By KYW community affairs reporter Cherri Gregg

 

PHILADELPHIA (CBS) --  Today, marking Gun Violence Awareness Day, a North Philadelphia antiviolence group says it is joining a new national effort to curb the homicide epidemic.

Wearing orange ribbons and orange clothing to symbolize life, two dozen people stood in the headquarters of the group "Mothers in Charge," on North Broad Street, reciting the names of loved ones who had been murdered.

They chanted "stop the violence" and pledged to stand for peace in the community.

"We look at homicide as a public health epidemic," said Dorothy Johnson Speight, who started Mothers in Charge after her 24-year-old son, Khaaliq, was murdered several years ago.

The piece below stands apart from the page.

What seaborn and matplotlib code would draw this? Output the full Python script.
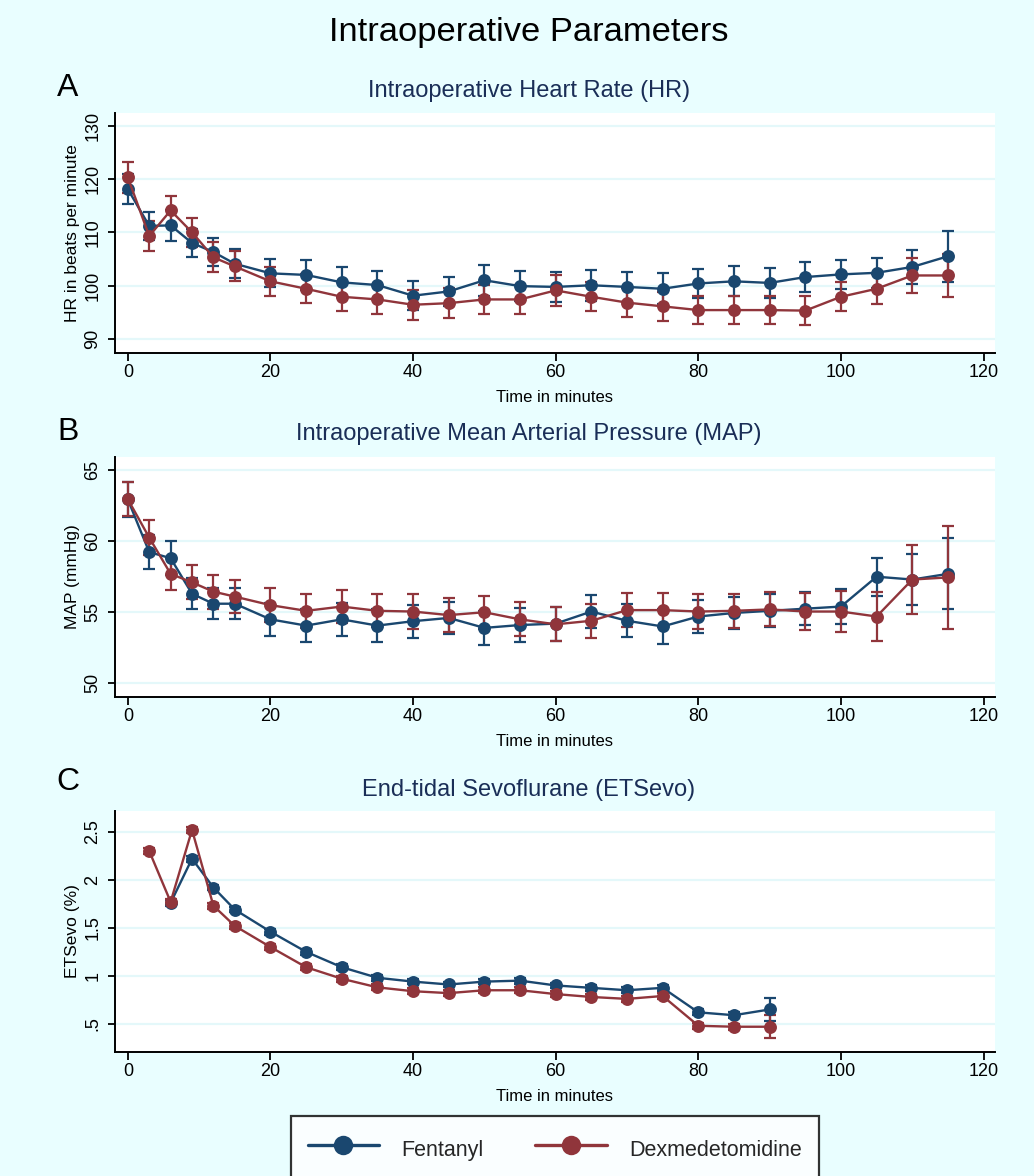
import numpy as np
import pandas as pd
import matplotlib
matplotlib.use("Agg")
import matplotlib.pyplot as plt
import seaborn as sns
from matplotlib.lines import Line2D

# ---------------- data ----------------
time = [0, 3, 6, 9, 12, 15, 20, 25, 30, 35, 40, 45, 50, 55, 60, 65, 70, 75, 80, 85, 90, 95, 100, 105, 110, 115]

hr_fen = [118.1, 111.2, 111.3, 108.0, 106.3, 104.1, 102.3, 102.0, 100.6, 100.1, 98.1, 98.9, 101.0, 99.9,
          99.75, 100.06, 99.75, 99.4, 100.4, 100.8, 100.5, 101.6, 102.1, 102.4, 103.5, 105.5]
hr_fen_err = [2.8, 2.7, 2.9, 2.7, 2.7, 2.7, 2.6, 2.75, 2.8, 2.7, 2.7, 2.7, 2.9, 2.8,
              2.75, 2.9, 2.75, 2.9, 2.75, 2.8, 2.8, 2.75, 2.75, 2.8, 3.2, 4.8]
hr_dex = [120.3, 109.3, 114.1, 110.0, 105.3, 103.6, 100.8, 99.4, 97.9, 97.4, 96.4, 96.7, 97.4, 97.4,
          99.1, 97.9, 96.8, 96.1, 95.4, 95.4, 95.4, 95.3, 97.9, 99.4, 101.9, 101.9]
hr_dex_err = [2.9, 2.8, 2.7, 2.75, 2.8, 2.8, 2.75, 2.75, 2.7, 2.8, 2.8, 2.8, 2.65, 2.8,
              2.9, 2.75, 2.75, 2.7, 2.7, 2.7, 2.7, 2.7, 2.75, 2.8, 3.3, 4.0]

map_fen = [62.93, 59.23, 58.8, 56.3, 55.6, 55.6, 54.5, 54.06, 54.5, 54.06, 54.37, 54.6, 53.9, 54.1,
           54.2, 55.05, 54.4, 54.0, 54.7, 54.95, 55.1, 55.25, 55.4, 57.5, 57.3, 57.7]
map_fen_err = [1.2, 1.17, 1.2, 1.1, 1.1, 1.1, 1.15, 1.15, 1.15, 1.15, 1.15, 1.15, 1.2, 1.2,
               1.2, 1.15, 1.15, 1.2, 1.15, 1.15, 1.15, 1.15, 1.2, 1.35, 1.8, 2.5]
map_dex = [62.95, 60.25, 57.7, 57.1, 56.45, 56.1, 55.5, 55.1, 55.4, 55.1, 55.05, 54.8, 55.0, 54.5,
           54.15, 54.4, 55.15, 55.15, 55.05, 55.1, 55.2, 55.05, 55.05, 54.7, 57.3, 57.45]
map_dex_err = [1.2, 1.25, 1.15, 1.2, 1.2, 1.15, 1.2, 1.2, 1.15, 1.15, 1.2, 1.2, 1.15, 1.2,
               1.2, 1.2, 1.2, 1.2, 1.2, 1.2, 1.2, 1.3, 1.45, 1.7, 2.4, 3.6]

et_time = [3, 6, 9, 12, 15, 20, 25, 30, 35, 40, 45, 50, 55, 60, 65, 70, 75, 80, 85, 90]
et_fen = [np.nan, 1.76, 2.22, 1.92, 1.69, 1.46, 1.25, 1.09, 0.98, 0.94, 0.91, 0.94, 0.95, 0.90,
          0.875, 0.85, 0.875, 0.62, 0.59, 0.65]
et_fen_err = [np.nan, 0.03, 0.03, 0.03, 0.03, 0.03, 0.03, 0.03, 0.03, 0.03, 0.03, 0.03, 0.03, 0.03,
              0.03, 0.03, 0.03, 0.03, 0.03, 0.12]
et_dex = [2.30, 1.77, 2.52, 1.73, 1.52, 1.30, 1.09, 0.97, 0.88, 0.84, 0.82, 0.85, 0.85, 0.81,
          0.78, 0.76, 0.79, 0.48, 0.47, 0.47]
et_dex_err = [0.03, 0.03, 0.03, 0.03, 0.03, 0.03, 0.03, 0.03, 0.03, 0.03, 0.03, 0.03, 0.03, 0.03,
              0.03, 0.03, 0.03, 0.03, 0.03, 0.12]

groups = ["Fentanyl", "Dexmedetomidine"]
x_ticks = [0, 20, 40, 60, 80, 100, 120]

# ---------------- style ----------------
sns.set_style("white")
plt.rcParams["font.family"] = ["Liberation Sans", "DejaVu Sans"]

BG = "#E9FEFF"
GRID = "#E4F8FA"
BLUE = "#1A476F"
RED = "#90353B"
NAVY_TXT = "#1A2E57"
palette = {"Fentanyl": BLUE, "Dexmedetomidine": RED}

W, H = 1034, 1176
fig = plt.figure(figsize=(W / 100, H / 100), dpi=100, facecolor=BG)


def rect(l, t, r, b):
    return [l / W, 1 - b / H, (r - l) / W, (b - t) / H]


panels = [
    dict(rect=rect(115, 113, 995, 352.7), t=time, fen=hr_fen, fe=hr_fen_err, dex=hr_dex, de=hr_dex_err,
         ylim=(87.4, 132.4), yticks=[90, 100, 110, 120, 130], ylabels=["90", "100", "110", "120", "130"],
         ylabel="HR in beats per minute", title="Intraoperative Heart Rate (HR)", letter="A",
         title_y=91, letter_y=88),
    dict(rect=rect(115, 456.7, 995, 696.7), t=time, fen=map_fen, fe=map_fen_err, dex=map_dex, de=map_dex_err,
         ylim=(49.06, 65.94), yticks=[50, 55, 60, 65], ylabels=["50", "55", "60", "65"],
         ylabel="MAP (mmHg)", title="Intraoperative Mean Arterial Pressure (MAP)", letter="B",
         title_y=434, letter_y=432),
    dict(rect=rect(115, 810.7, 995, 1051.7), t=et_time, fen=et_fen, fe=et_fen_err, dex=et_dex, de=et_dex_err,
         ylim=(0.21, 2.72), yticks=[0.5, 1, 1.5, 2, 2.5], ylabels=[".5", "1", "1.5", "2", "2.5"],
         ylabel="ETSevo (%)", title="End-tidal Sevoflurane (ETSevo)", letter="C",
         title_y=790, letter_y=782),
]

for p in panels:
    ax = fig.add_axes(p["rect"])
    ax.set_facecolor("white")
    df = pd.DataFrame({
        "time": list(p["t"]) * 2,
        "value": list(p["fen"]) + list(p["dex"]),
        "err": list(p["fe"]) + list(p["de"]),
        "group": [groups[0]] * len(p["t"]) + [groups[1]] * len(p["t"]),
    })
    for g in groups:
        sub = df[df["group"] == g].dropna()
        ax.errorbar(sub["time"], sub["value"], yerr=sub["err"], fmt="none", ecolor=palette[g],
                    elinewidth=1.6, capsize=4.3, capthick=1.6, zorder=3)
    sns.lineplot(data=df.dropna(), x="time", y="value", hue="group", hue_order=groups, palette=palette,
                 marker="o", markersize=9.3, markeredgewidth=0, linewidth=1.7, errorbar=None,
                 legend=False, ax=ax, zorder=4)
    ax.set_xlim(-1.8, 121.6)
    ax.set_ylim(*p["ylim"])
    ax.set_xticks(x_ticks)
    ax.set_xticklabels([str(v) for v in x_ticks])
    ax.set_yticks(p["yticks"])
    ax.set_yticklabels(p["ylabels"], rotation=90, va="center")
    ax.grid(axis="y", color=GRID, linewidth=1.6)
    ax.grid(axis="x", visible=False)
    ax.set_axisbelow(True)
    for s in ["top", "right"]:
        ax.spines[s].set_visible(False)
    for s in ["left", "bottom"]:
        ax.spines[s].set_color("black")
        ax.spines[s].set_linewidth(1.4)
    ax.tick_params(axis="both", which="major", direction="out", length=5.4, width=1.3,
                   color="black", labelsize=13, labelcolor="black", left=True, bottom=True)
    ax.tick_params(axis="x", pad=2.5)
    ax.tick_params(axis="y", pad=4.5)
    ax.set_xlabel("Time in minutes", fontsize=12, labelpad=7, color="black")
    ax.set_ylabel(p["ylabel"], fontsize=12.5, labelpad=3, color="black")
    fig.text(529 / W, 1 - p["title_y"] / H, p["title"], fontsize=17, color=NAVY_TXT,
             ha="center", va="center")
    fig.text(68 / W, 1 - p["letter_y"] / H, p["letter"], fontsize=23, color="black",
             ha="center", va="center")

fig.text(529 / W, 1 - 33 / H, "Intraoperative Parameters", fontsize=24.8, color="black",
         ha="center", va="center")

handles = [Line2D([0], [0], color=palette[g], linewidth=2.4, marker="o", markersize=14,
                  markeredgewidth=0) for g in groups]
leg = fig.legend(handles, groups, loc="upper left", bbox_to_anchor=(290.7 / W, 1 - 1115.7 / H),
                 ncol=2, frameon=True, fancybox=False, edgecolor="black", facecolor="white",
                 fontsize=15.5, handlelength=3.3, handletextpad=1.05, columnspacing=2.4,
                 borderpad=0.8, handleheight=2.0, borderaxespad=0)
leg.get_frame().set_linewidth(1.6)

fig.savefig("out.png", dpi=100, facecolor=BG)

Now, she's partnering with other Philadelphia antiviolence groups, including Every Murder is Real and Justice For Alex Now, to join a national rally this Saturday on the National Mall in Washington, DC.

"We have buses that are coming from all over the country to join many of us who have lost loved ones, to say enough is enough," Speight (wearing orange dress in photo) said today.  "We have five or six buses leaving from our headquarters here, we have buses leaving from Chester, (and) New Jersey."

She says the groups plan to lobby for legislation to combat violence and to deal with the resulting trauma.

Also on hand today was former state senator and unsuccessful mayoral candidate Milton Street (far left in photo), who said that more adult men need to get involved in fighting violence in their communities.